I’m willing to wait for it.
Wait for it.
I saw Hamilton and I had one of those moments where I was in pure awe. Where I was literally looking at the stage and realized I was still capable of being surprised. Looking at the stage and all I could think was “I didn’t know we could do that. I didn’t know human beings could do that.”
And I come in this place and we say “God dwells in you” and “The peace of Christ be with you” and we hear beautiful music that is the promise of what is possible, that is as if angels themselves are lending their voices and striking their chords. And I know that there is truth that isn’t hopeless and hope that isn’t blown smoke and whitewash.
And I look at my country, and I see the mistakes we have made – and yet we keep living anyway. And that very living. That very act of getting up in the morning is an act of resistance.
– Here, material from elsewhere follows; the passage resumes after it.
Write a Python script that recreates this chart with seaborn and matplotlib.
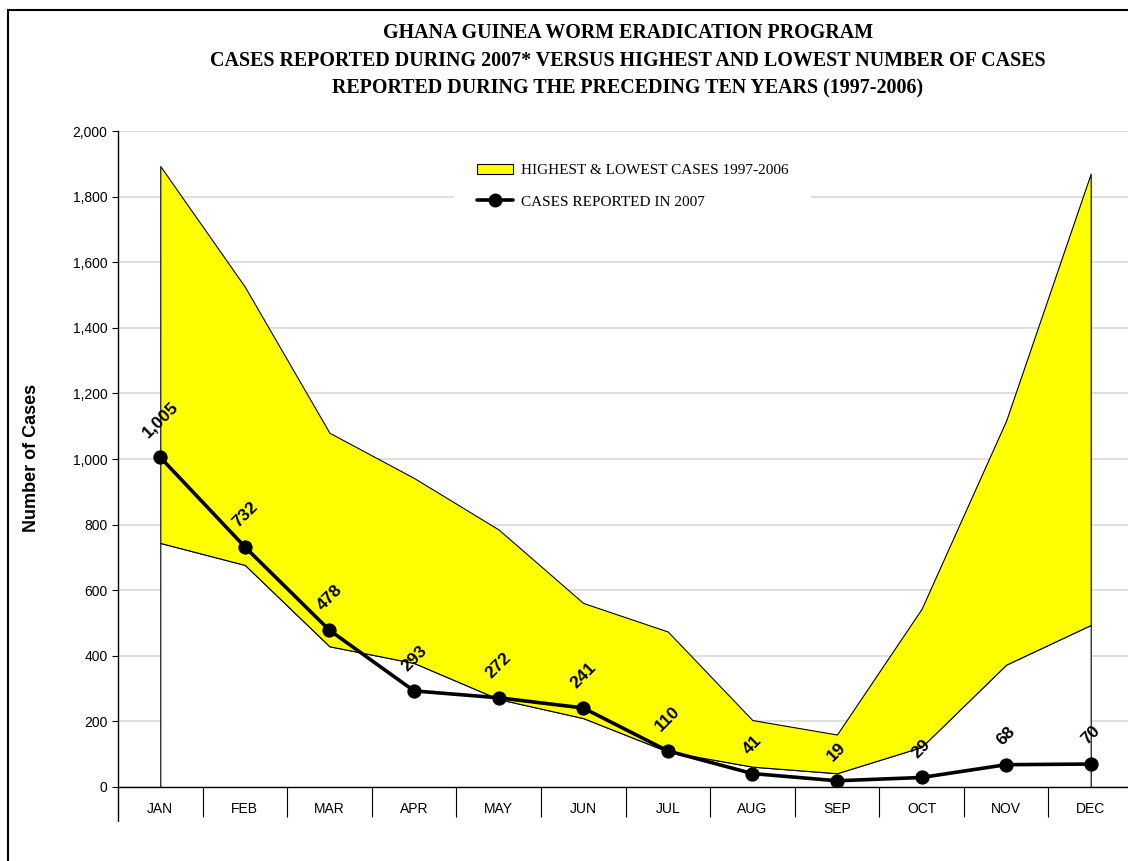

An act of joy. And I realize there is a reason we’re still alive.
And I look at my family, and I see the mistakes I have made…
And I look at our city and I see the mistakes we have made…
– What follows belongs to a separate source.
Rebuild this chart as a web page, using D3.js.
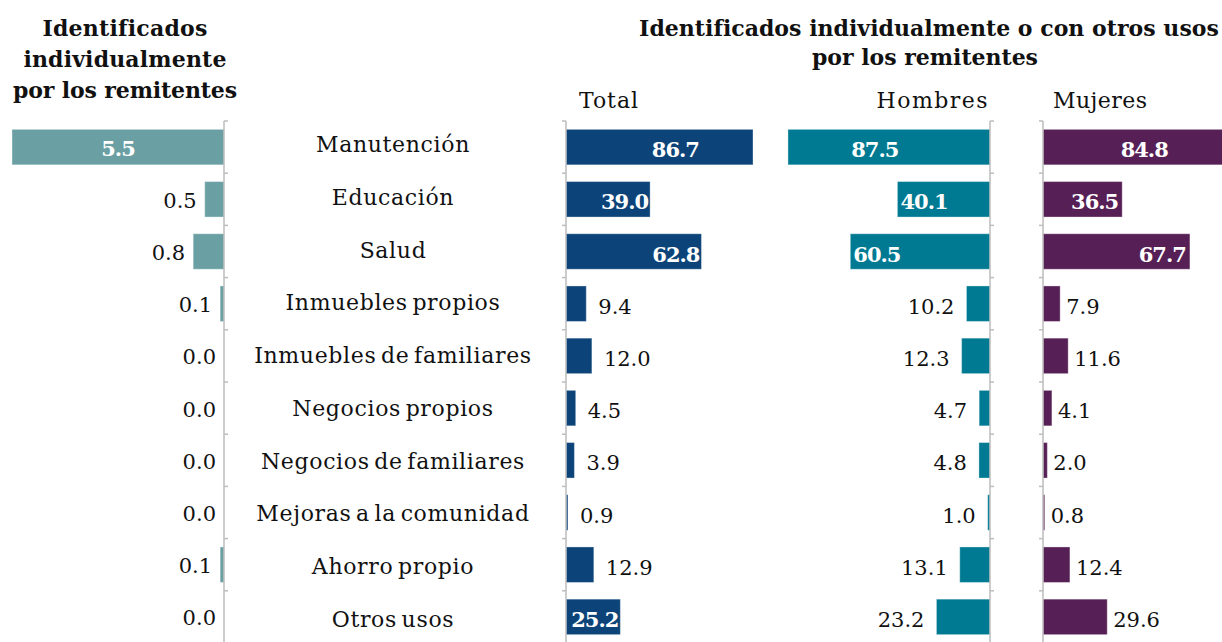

And I look at our church, and I see the mistakes we have made – and there’s a reason we’re still by each other’s sides when so many have tried. And even though it can seem hopeless, even though the struggle is so real, even though it seems like we keep ending up back where we started, we have to be willing to wait for it. Wait for it.
Because there is a place called paradise where families are loyal and strangers are nice. Where the music is jazz and the season is fall. We get glimpses of it every now and then. Just enough to know that it is there. We rise and we fall and we break and we make our mistakes, but it is out there and we will be there some day, telling the story of tonight.
No, life doesn’t discriminate
Between the sinners and the saints
It takes and it takes and it takes
And still we rise
And still we love
And still we live
And still we dance and sing and surprise ourselves with what we can accomplish
There is a place, a pure paradise, where families are loyal and strangers are nice. Where the music is jazz and the season is fall.
I’m your pastor. And I promise you that. Or nothing at all.